Larch-Swiss Stone Pine Forest
The highest tree level in the Gesäuse is the larch-Swiss pine forest, which can be found mainly on the old plateaus and south of the Hochtor chain. The National Park is the easternmost edge of the range of this tree species in the Alps. The forests are characterised by scattered stands with varying proportions of Swiss stone pine and larch, with the larch dominating in many places. Other tree species such as spruce or fir can only compete in secondary stands due to the tough climatic conditions prevailing at these high altitudes.
WeiterlesenThe larch-Swiss stone pine forests in the Gesäuse National Park usually occur on Dachstein limestone. It shows a higher proportion of larch than its silicate counterpart. This forest type is completely lacking north of the River Enns due to the extremely steep terrain morphology. The range south of the river can be divided into three areas: the rocky "Zirbengarten" east of the Hüpflinger-Hals, the former grazing grounds on the northern slopes of the eastern Zinödl massif towards the Wolfbauernhochalm pasture, and finally the high valley north of the Hesshütte Alpine hut over the steep slopes of the Planspitz and Zinödl mountains.
Detailed information about the larch-Swiss stone pine forests in the Gesäuse National Park can be found in the following publication (in German) "Lärchen-Zirbenwälder im Nationalpark Gesäuse sowie pflanzensoziologische Diskussion des Carbonat-Lä-Zi-Waldes in Österreich" by Anton Carli (2013).
Dwarf Mountain Pine Shrubs
At high altitudes, where the forest reaches its limits, the landscape is dominated by dwarf mountain pines forming a continuous krummholz belt above the timberline. In scree and avalanche tracks they descend down to the valleys. The dwarf mountain pine is ideally adapted to the extreme conditions of its habitat.

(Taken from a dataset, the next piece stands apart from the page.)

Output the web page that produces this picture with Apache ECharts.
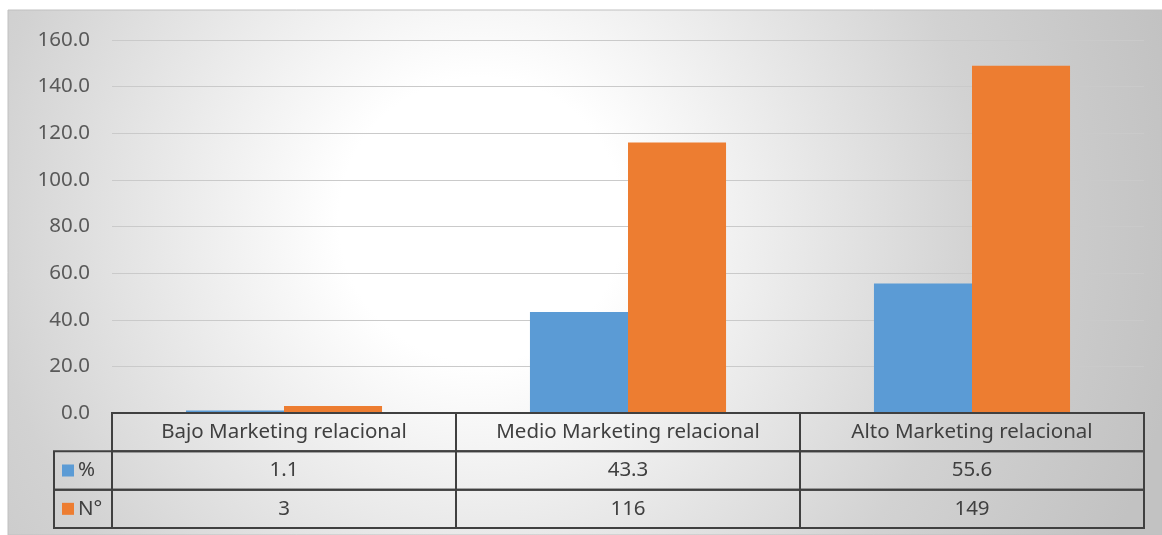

It can withstand heat and draught as well as frost and extended snow cover and even thrives on steep rock faces.
The dwarf mountain pine forms dense stands in less exposed and steep areas, encouraging growth of other tree species such as sycamore maple (Acer pseudoplatanus), mountain ash (Sorbus aucuparia), larch and Swiss stone pine. If left undisturbed, dwarf mountain pine stands below the timberline may develop into another forest community, depending on the dominant tree species.
Detailed information about the forest types and their different appearances can be found in the relevant forest site survey (in German) "Forstliche Standortserkundung für das Gesäuse" by Anton Carli (2007).